その上で各施工会社からの提案見積りを取得します。施工会社によって提案内容は異なるのは当たり前な話ですので、管理会社の見積りをベースとなる仕様として、それを基準に金額の判断をされると良いでしょう。
対策例3:コンサルタント会社に依頼する
合見積書を取得しても思ったほどの圧縮ができなかった場合、その道のプロに依頼することも出来ます。
大規模修繕にはコンサルタント会社が存在し、契約内容にもよりますが、工事仕様の選定や工事業者の公募、コンペのセッティング、見積書の精査を依頼すること出来ます。
コンサルタントの立場としては、クライアント(管理組合)の満足度が報酬に繋がるため、減額が要望とあれば積極的に進めてくれるでしょう。業界人のため、合見積の相手先の間口も広く、素人では辿り着きづらい安価で良質な施工会社も紹介してくれる可能性もありますし、工事仕様についても、修繕積立金の残額に応じてスペックを下げた内容を考えてくれる。
但し、その分コンサルタント業務費も発生する。そのため、この費用を払ってでもお釣りが来るほどの減額が約束できるような優良なコンサルタント会社を選定し契約することが最重要ですが、最近では裏で業者と予め結託し、口車に乗せられたまま特に安くも無いその業者に誘導させられ、管理組合にとって何の旨味もなく終了させてしまう悪徳コンサルタントの横行が問題となっています。

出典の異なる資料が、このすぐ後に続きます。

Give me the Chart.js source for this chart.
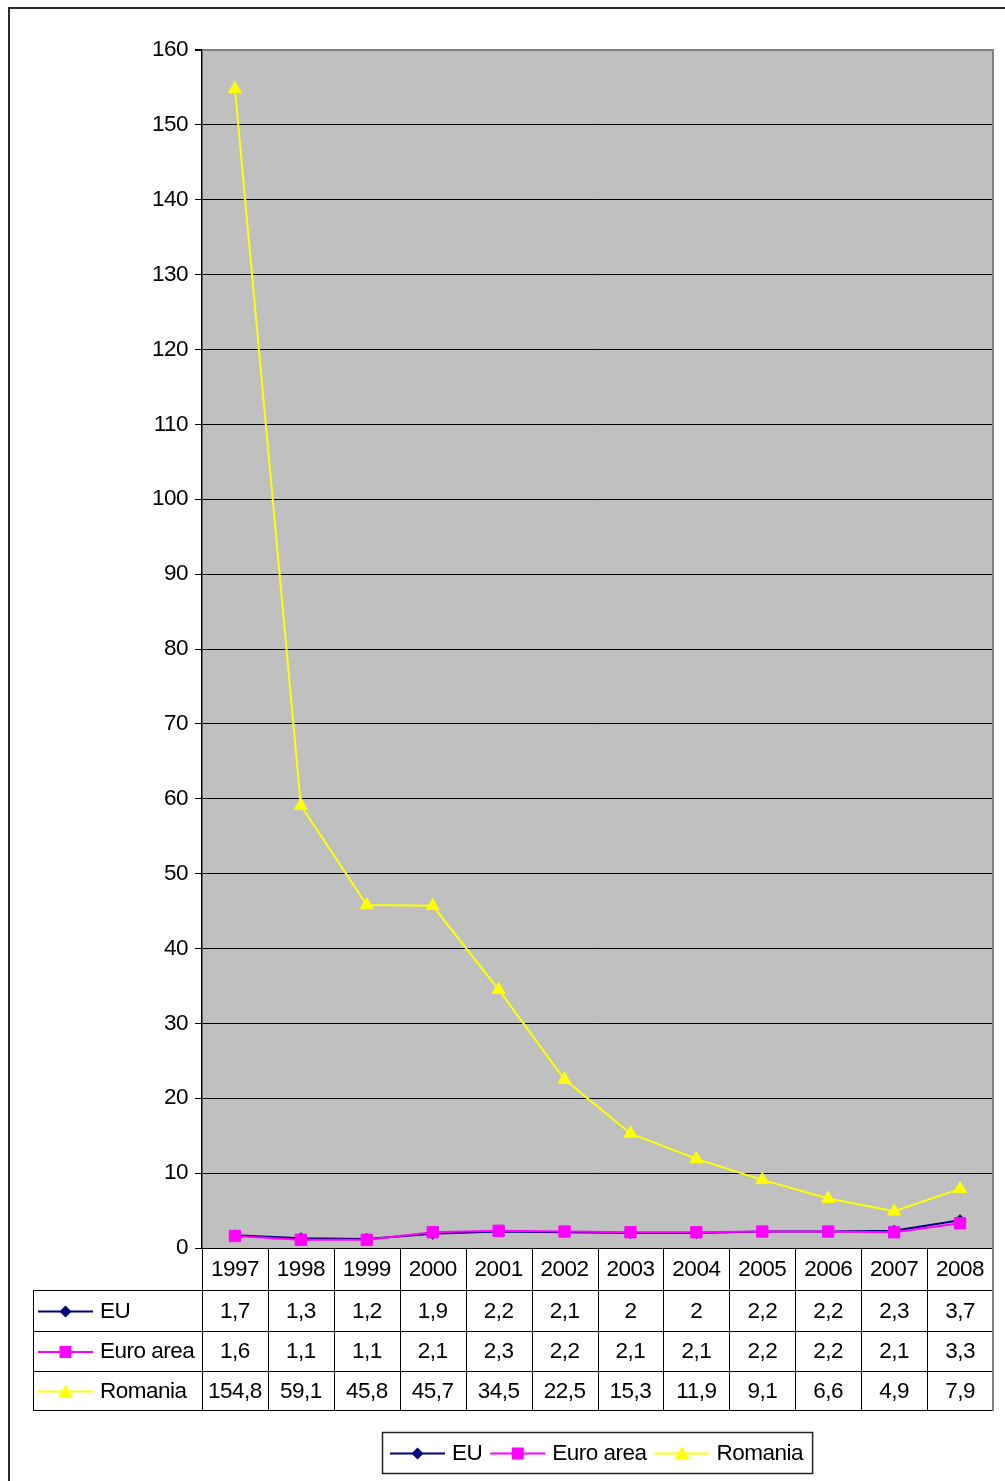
<!DOCTYPE html>
<html>
<head>
<meta charset="utf-8">
<script src="https://cdn.jsdelivr.net/npm/chart.js@4.4.0/dist/chart.umd.min.js"></script>
<style>
  html, body { margin: 0; padding: 0; background: #fff; }
  canvas { display: block; }
</style>
</head>
<body>
<canvas id="chart" width="1005" height="1481"></canvas>
<script>
// Annual inflation rate (%), 1997-2008
const years = ['1997', '1998', '1999', '2000', '2001', '2002', '2003', '2004', '2005', '2006', '2007', '2008'];
const euValues = [1.7, 1.3, 1.2, 1.9, 2.2, 2.1, 2, 2, 2.2, 2.2, 2.3, 3.7];
const euroAreaValues = [1.6, 1.1, 1.1, 2.1, 2.3, 2.2, 2.1, 2.1, 2.2, 2.2, 2.1, 3.3];
const romaniaValues = [154.8, 59.1, 45.8, 45.7, 34.5, 22.5, 15.3, 11.9, 9.1, 6.6, 4.9, 7.9];
const seriesNames = ['EU', 'Euro area', 'Romania'];
const yTicks = { min: 0, max: 160, step: 10 };

const FONT = '"Liberation Sans", Arial, Helvetica, sans-serif';
const FONT_SIZE = 22.5;
const LETTER_SPACING = '-0.5px';

const seriesStyle = [
  { color: '#000080', marker: 'diamond', pointStyle: 'rectRot', radius: 5.5 },
  { color: '#FF00FF', marker: 'square', pointStyle: 'rect', radius: 8 },
  { color: '#FFFF00', marker: 'triangle', pointStyle: 'triangle', radius: 7.5 }
];

function fmt(v) {
  return String(v).replace('.', ',');
}

// Marker drawn next to a short line for the table keys and the legend
function drawKey(ctx, x1, x2, y, style) {
  ctx.save();
  ctx.strokeStyle = style.color;
  ctx.lineWidth = 2;
  ctx.beginPath();
  ctx.moveTo(x1, y);
  ctx.lineTo(x2, y);
  ctx.stroke();
  const cx = (x1 + x2) / 2;
  ctx.fillStyle = style.color;
  ctx.beginPath();
  if (style.marker === 'diamond') {
    const r = 6;
    ctx.moveTo(cx, y - r); ctx.lineTo(cx + r, y); ctx.lineTo(cx, y + r); ctx.lineTo(cx - r, y);
  } else if (style.marker === 'square') {
    const h = 6;
    ctx.rect(cx - h, y - h, 2 * h, 2 * h);
  } else {
    ctx.moveTo(cx, y - 7); ctx.lineTo(cx + 7.5, y + 6); ctx.lineTo(cx - 7.5, y + 6);
  }
  ctx.closePath();
  ctx.fill();
  ctx.restore();
}

const tableRows = [1248, 1290, 1331, 1371, 1410];
const tableLeft = 33;

const excelLook = {
  id: 'excelLook',
  beforeDraw(chart) {
    const { ctx, chartArea: a } = chart;
    ctx.save();
    ctx.fillStyle = '#fff';
    ctx.fillRect(0, 0, chart.width, chart.height);
    ctx.fillStyle = '#C0C0C0';
    ctx.fillRect(a.left, a.top, a.right - a.left, a.bottom - a.top);
    ctx.restore();
    // tighter glyph spacing for all axis text
    if ('letterSpacing' in ctx) ctx.letterSpacing = LETTER_SPACING;
  },
  beforeDatasetsDraw(chart) {
    const { ctx, chartArea: a } = chart;
    ctx.save();
    ctx.strokeStyle = '#808080';
    ctx.lineWidth = 2;
    ctx.beginPath();
    ctx.moveTo(a.right, a.top - 1);
    ctx.lineTo(a.right, a.bottom);
    ctx.stroke();
    ctx.restore();
  },
  afterDraw(chart) {
    const { ctx, chartArea: a } = chart;
    const xs = chart.scales.x;
    const n = years.length;
    const colW = (a.right - a.left) / n;
    ctx.save();
    if ('letterSpacing' in ctx) ctx.letterSpacing = LETTER_SPACING;

    // Data table grid
    ctx.strokeStyle = '#000';
    ctx.lineWidth = 1;
    ctx.beginPath();
    ctx.moveTo(a.left, a.bottom + 0.5);
    ctx.lineTo(a.right, a.bottom + 0.5);
    for (let r = 1; r < tableRows.length; r++) {
      ctx.moveTo(tableLeft, tableRows[r] + 0.5);
      ctx.lineTo(a.right, tableRows[r] + 0.5);
    }
    ctx.moveTo(tableLeft + 0.5, tableRows[1]);
    ctx.lineTo(tableLeft + 0.5, tableRows[4] + 1);
    for (let i = 0; i < n; i++) {
      const x = Math.round(a.left + i * colW) + 0.5;
      ctx.moveTo(x, a.bottom);
      ctx.lineTo(x, tableRows[4] + 1);
    }
    ctx.stroke();
    ctx.strokeStyle = '#808080';
    ctx.lineWidth = 2;
    ctx.beginPath();
    ctx.moveTo(a.right, a.bottom);
    ctx.lineTo(a.right, tableRows[4] + 1);
    ctx.stroke();

    // Table text
    ctx.fillStyle = '#000';
    ctx.font = FONT_SIZE + 'px ' + FONT;
    ctx.textBaseline = 'middle';
    ctx.textAlign = 'center';
    const series = [euValues, euroAreaValues, romaniaValues];
    for (let i = 0; i < n; i++) {
      const cx = xs.getPixelForValue(i);
      ctx.fillText(years[i], cx, (tableRows[0] + tableRows[1]) / 2 + 1);
      for (let s = 0; s < 3; s++) {
        ctx.fillText(fmt(series[s][i]), cx, (tableRows[s + 1] + tableRows[s + 2]) / 2 + 1);
      }
    }
    ctx.textAlign = 'left';
    for (let s = 0; s < 3; s++) {
      const cy = (tableRows[s + 1] + tableRows[s + 2]) / 2 + 1;
      drawKey(ctx, 38, 93, cy, seriesStyle[s]);
      ctx.fillStyle = '#000';
      ctx.fillText(seriesNames[s], 100, cy);
    }

    // Legend box under the table
    const lineLen = 55, gapText = 7, gapItem = 8, padL = 8, padR = 9;
    const widths = seriesNames.map(t => ctx.measureText(t).width);
    let total = padL + padR;
    widths.forEach((w, i) => { total += lineLen + gapText + w + (i < widths.length - 1 ? gapItem : 0); });
    const boxLeft = Math.round((a.left + a.right) / 2 - total / 2);
    const boxTop = 1432, boxH = 41;
    ctx.strokeStyle = '#222';
    ctx.lineWidth = 1.5;
    ctx.strokeRect(boxLeft + 0.5, boxTop + 0.5, total, boxH);
    let x = boxLeft + padL;
    const ly = boxTop + boxH / 2 + 1;
    for (let s = 0; s < 3; s++) {
      drawKey(ctx, x, x + lineLen, ly, seriesStyle[s]);
      x += lineLen + gapText;
      ctx.fillStyle = '#000';
      ctx.fillText(seriesNames[s], x, ly);
      x += widths[s] + gapItem;
    }

    // Outer chart frame
    ctx.strokeStyle = '#2a2a2a';
    ctx.lineWidth = 2;
    ctx.beginPath();
    ctx.moveTo(9, chart.height + 2);
    ctx.lineTo(9, 8);
    ctx.lineTo(chart.width + 2, 8);
    ctx.stroke();
    ctx.restore();
  }
};

const datasets = [euValues, euroAreaValues, romaniaValues].map((values, i) => ({
  label: seriesNames[i],
  data: values,
  borderColor: seriesStyle[i].color,
  backgroundColor: seriesStyle[i].color,
  pointBackgroundColor: seriesStyle[i].color,
  pointBorderColor: seriesStyle[i].color,
  pointBorderWidth: 1,
  pointStyle: seriesStyle[i].pointStyle,
  pointRadius: seriesStyle[i].radius,
  borderWidth: 2,
  tension: 0,
  fill: false,
  order: 2 - i
}));

new Chart(document.getElementById('chart'), {
  type: 'line',
  data: { labels: years, datasets },
  options: {
    responsive: false,
    animation: false,
    devicePixelRatio: 1,
    layout: { padding: { left: 0, right: 12, top: 50, bottom: 233 } },
    plugins: { legend: { display: false }, tooltip: { enabled: false } },
    scales: {
      x: { type: 'category', offset: true, display: false },
      y: {
        min: yTicks.min,
        max: yTicks.max,
        ticks: {
          stepSize: yTicks.step,
          color: '#000',
          padding: 7,
          font: { family: FONT, size: FONT_SIZE }
        },
        grid: {
          color: c => (c.tick && c.tick.value === yTicks.max ? '#808080' : '#000'),
          lineWidth: c => (c.tick && c.tick.value === yTicks.max ? 2 : 1),
          tickLength: 7,
          tickColor: '#000'
        },
        border: { color: '#000', width: 1.5 },
        afterFit: s => { s.width = 202; }
      }
    }
  },
  plugins: [excelLook]
});
</script>
</body>
</html>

これは大規模修繕を管轄する国土交通省からも注意喚起がされている事実です。住民達の大事な修繕積立金がそのような悪徳コンサルの食い扶持とならない用に気をつけないといけません。
リンク:http://www.mansion.mlcgi.com/download/reno_c_kokudo.pdf
対策例4:工事実施時期を後ろ倒しにする
それでも修繕積立金が足りない場合は工事時期を遅らせる方法もあります。
修繕積立金は全戸より毎月徴収しているため、1年間でまとまった金額になるはずです。数年待てば、修繕金の状況は大きく変わってくる可能性があります。
勿論、工事の延期は住環境の劣化の懸念にも繋がります。例えば、防水工事を延期し漏水してしまえば、本末転倒です。
けれど、定期的な点検と定期修繕が行われていれば数年程度の延期でも影響の少ないマンションは思いのほか多いです。
それさえ担保できれば、工事時期を一旦後ろに設定し、その間を貯金期間と充てる事も得策です。
但し、時間が経つ=劣化の範囲が広がると考えられますので、後期を遅らせたことによって修繕工事費用が膨らむ可能性もあります。
大規模修繕における一時金を徴収について
区分所有者から不足分を分割し一時金として徴収する案もあります。しかしこれはお勧めしません。まず反対意見が多いです。マンション規模にもよりますが、数十万円単位で各戸に請求することとなります。
そのような纏まったお金を払うことの抵抗感は強く、理事会が住民達から糾弾されてしまうこともありえます。
もし、仮に合意形成が取れたとしても、本当に全員がその一時金を払ってくれるか確証はどこにもありません。日常的な滞納者がいた場合は当然に一時金も払えないでしょうし、一時金支払の合意形成自体を反対し続ける人もいるかもしれません。
1人でも払えないと工事自体が頓挫する可能性もあることから、全員の徴収に一抹の不安でもある場合、一時金徴収という判断はやめたほうがよいです。
まとめ
修繕積立金が足りなくとも管理組合として動けることはまだまだあるため、諦めずに皆で協力して活動してみて下さい。竣工年数が経てば経つほど、管理状態は資産価値に直結します。
マンション管理を管理会社任せばかり、人任せばかりにせず、ぜひ自分事として捉えて頂くことが大切です。
自分たちの資産であるマンションは大切に維持していきたいものです。